| Task requirements |
Retype every line from the top of the entries down to the one with "x: xMax, y: 0", both included, and skip the pictures.

··········

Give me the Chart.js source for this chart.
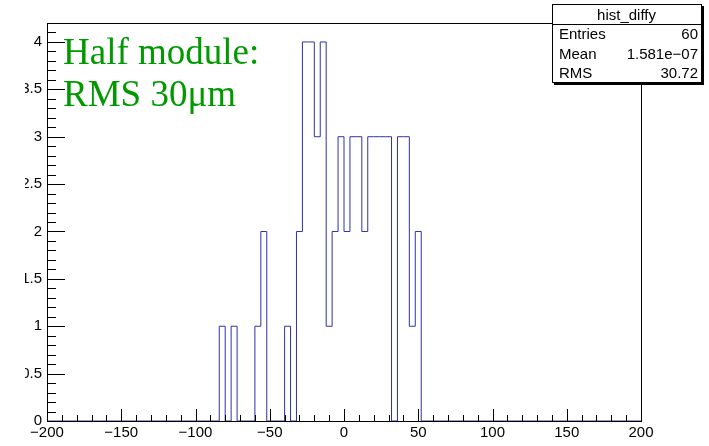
<!DOCTYPE html>
<html>
<head>
<meta charset="utf-8">
<script src="https://cdn.jsdelivr.net/npm/chart.js@4.4.1/dist/chart.umd.min.js"></script>
<style>
  html, body { margin: 0; padding: 0; background: #fff; }
  canvas { display: block; }
</style>
</head>
<body>
<canvas id="hist" width="709" height="446"></canvas>
<script>
// hist_diffy: 100 bins from -200 to 200, counts
const xMin = -200;
const xMax = 200;
const binWidth = 4;
const counts = [
  0, 0, 0, 0, 0, 0, 0, 0, 0, 0,
  0, 0, 0, 0, 0, 0, 0, 0, 0, 0,
  0, 0, 0, 0, 0, 0, 0, 0, 0, 1,
  0, 1, 0, 0, 0, 1, 2, 0, 0, 0,
  1, 0, 2, 4, 4, 3, 4, 1, 2, 3,
  2, 3, 3, 2, 3, 3, 3, 3, 0, 3,
  3, 1, 2, 0, 0, 0, 0, 0, 0, 0,
  0, 0, 0, 0, 0, 0, 0, 0, 0, 0,
  0, 0, 0, 0, 0, 0, 0, 0, 0, 0,
  0, 0, 0, 0, 0, 0, 0, 0, 0, 0,
];
const yMax = 4.2;
const yStep = 0.5;
const xStep = 50;

const statTitle = 'hist_diffy';
const statNames = ['Entries', 'Mean', 'RMS'];
const statValues = ['60', '1.581e\u221207', '30.72'];
const noteLines = ['Half module:', 'RMS 30\u03bcm'];

const LINE = '#3030aa';
const GREEN = '#009900';
const SANS = "'Liberation Sans', Arial, sans-serif";
const SERIF = "'Liberation Serif', 'Times New Roman', serif";

const points = counts.map((c, i) => ({ x: xMin + i * binWidth, y: c }));
points.push({ x: xMax, y: 0 });

// frame, inward ROOT-style ticks, stats box and the green note
const rootStyle = {
  id: 'rootStyle',
  afterDatasetsDraw(chart) {
    const { ctx, chartArea: a, scales: { x, y } } = chart;
    ctx.save();
    ctx.strokeStyle = '#000';
    ctx.lineWidth = 1;
    ctx.beginPath();
    for (let k = 0; k <= 42; k++) {
      const py = Math.round(y.getPixelForValue(k / 10)) + 0.5;
      const len = k % 5 === 0 ? 18 : 9;
      ctx.moveTo(a.left, py);
      ctx.lineTo(a.left + len, py);
    }
    for (let v = xMin; v <= xMax; v += 10) {
      const px = Math.round(x.getPixelForValue(v)) + 0.5;
      const len = v % 50 === 0 ? 12 : 6;
      ctx.moveTo(px, a.bottom);
      ctx.lineTo(px, a.bottom - len);
    }
    ctx.stroke();
    ctx.strokeRect(a.left + 0.5, a.top + 0.5, a.right - a.left, a.bottom - a.top);
    ctx.restore();
  },
  afterDraw(chart) {
    const { ctx } = chart;
    ctx.save();
    // the original pad cuts the left part of the y labels
    ctx.fillStyle = '#fff';
    ctx.fillRect(0, 28, 25, 384);

    // stats box
    const bx = 552, by = 4, bw = 149, bh = 78;
    ctx.fillStyle = '#000';
    ctx.fillRect(bx + 2, by + 2, bw + 1, bh + 1);
    ctx.fillStyle = '#fff';
    ctx.fillRect(bx, by, bw, bh);
    ctx.strokeStyle = '#000';
    ctx.lineWidth = 1;
    ctx.strokeRect(bx + 0.5, by + 0.5, bw, bh);
    ctx.beginPath();
    ctx.moveTo(bx, 24.5);
    ctx.lineTo(bx + bw, 24.5);
    ctx.stroke();

    ctx.fillStyle = '#000';
    ctx.font = '15px ' + SANS;
    ctx.textBaseline = 'alphabetic';
    ctx.textAlign = 'center';
    ctx.fillText(statTitle, bx + bw / 2, 20);
    const baselines = [38.5, 58.5, 78];
    statNames.forEach((n, i) => {
      ctx.textAlign = 'left';
      ctx.fillText(n, 559, baselines[i]);
      ctx.textAlign = 'right';
      ctx.fillText(statValues[i], 698, baselines[i]);
    });

    // note
    ctx.fillStyle = GREEN;
    ctx.font = '37px ' + SERIF;
    ctx.textAlign = 'left';
    ctx.fillText(noteLines[0], 63, 64);
    ctx.fillText(noteLines[1], 63, 106);
    ctx.restore();
  },
};

new Chart(document.getElementById('hist'), {
  type: 'line',
  data: {
    datasets: [{
      data: points,
      stepped: 'before',
      borderColor: LINE,
      borderWidth: 1,
      pointRadius: 0,
      fill: false,
      tension: 0,
    }],
  },
  options: {
    responsive: false,
    animation: false,
    events: [],
    layout: { padding: { top: 23, right: 68, left: 0, bottom: 0 } },
    plugins: { legend: { display: false }, tooltip: { enabled: false } },
    scales: {
      x: {
        type: 'linear',
        min: xMin,
        max: xMax,
        grid: { display: false, drawTicks: false, tickLength: 0 },
        border: { display: false },
        afterFit: (s) => { s.height = 25; },
        ticks: {
          stepSize: xStep,
          includeBounds: false,
          autoSkip: false,
          maxRotation: 0,
          padding: 3,
          color: '#000',
          font: { family: SANS, size: 15 },
          callback: (v) => (v < 0 ? '\u2212' + Math.abs(v) : String(v)),
        },
      },
      y: {
        min: 0,
        max: yMax,
        grid: { display: false, drawTicks: false, tickLength: 0 },
        border: { display: false },
        afterFit: (s) => { s.width = 47; },
        ticks: {
          stepSize: yStep,
          includeBounds: false,
          padding: 5,
          color: '#000',
          font: { family: SANS, size: 15 },
          callback: (v) => String(v),
        },
      },
    },
  },
  plugins: [rootStyle],
});
</script>
</body>
</html>
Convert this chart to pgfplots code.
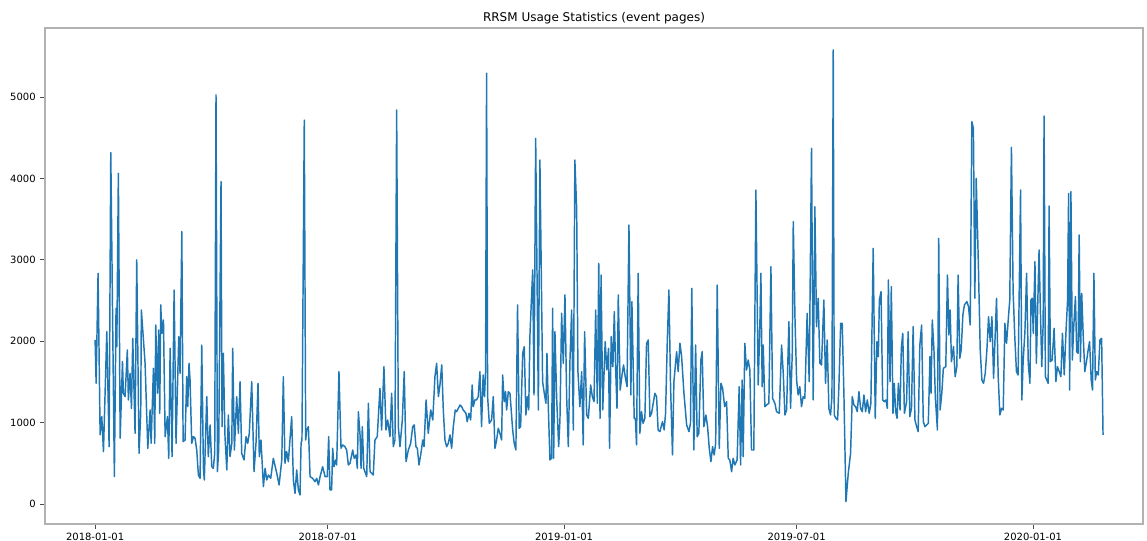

··········

| Reply |
Give me the Chart.js source for this chart.
<!DOCTYPE html>
<html>
<head>
<meta charset="utf-8">
<script src="https://cdn.jsdelivr.net/npm/chart.js@4.4.1/dist/chart.umd.min.js"></script>
<style>
  html, body { margin: 0; padding: 0; background: #fff; }
  canvas { display: block; }
</style>
</head>
<body>
<canvas id="hist" width="709" height="446"></canvas>
<script>
// hist_diffy: 100 bins from -200 to 200, counts
const xMin = -200;
const xMax = 200;
const binWidth = 4;
const counts = [
  0, 0, 0, 0, 0, 0, 0, 0, 0, 0,
  0, 0, 0, 0, 0, 0, 0, 0, 0, 0,
  0, 0, 0, 0, 0, 0, 0, 0, 0, 1,
  0, 1, 0, 0, 0, 1, 2, 0, 0, 0,
  1, 0, 2, 4, 4, 3, 4, 1, 2, 3,
  2, 3, 3, 2, 3, 3, 3, 3, 0, 3,
  3, 1, 2, 0, 0, 0, 0, 0, 0, 0,
  0, 0, 0, 0, 0, 0, 0, 0, 0, 0,
  0, 0, 0, 0, 0, 0, 0, 0, 0, 0,
  0, 0, 0, 0, 0, 0, 0, 0, 0, 0,
];
const yMax = 4.2;
const yStep = 0.5;
const xStep = 50;

const statTitle = 'hist_diffy';
const statNames = ['Entries', 'Mean', 'RMS'];
const statValues = ['60', '1.581e\u221207', '30.72'];
const noteLines = ['Half module:', 'RMS 30\u03bcm'];

const LINE = '#3030aa';
const GREEN = '#009900';
const SANS = "'Liberation Sans', Arial, sans-serif";
const SERIF = "'Liberation Serif', 'Times New Roman', serif";

const points = counts.map((c, i) => ({ x: xMin + i * binWidth, y: c }));
points.push({ x: xMax, y: 0 });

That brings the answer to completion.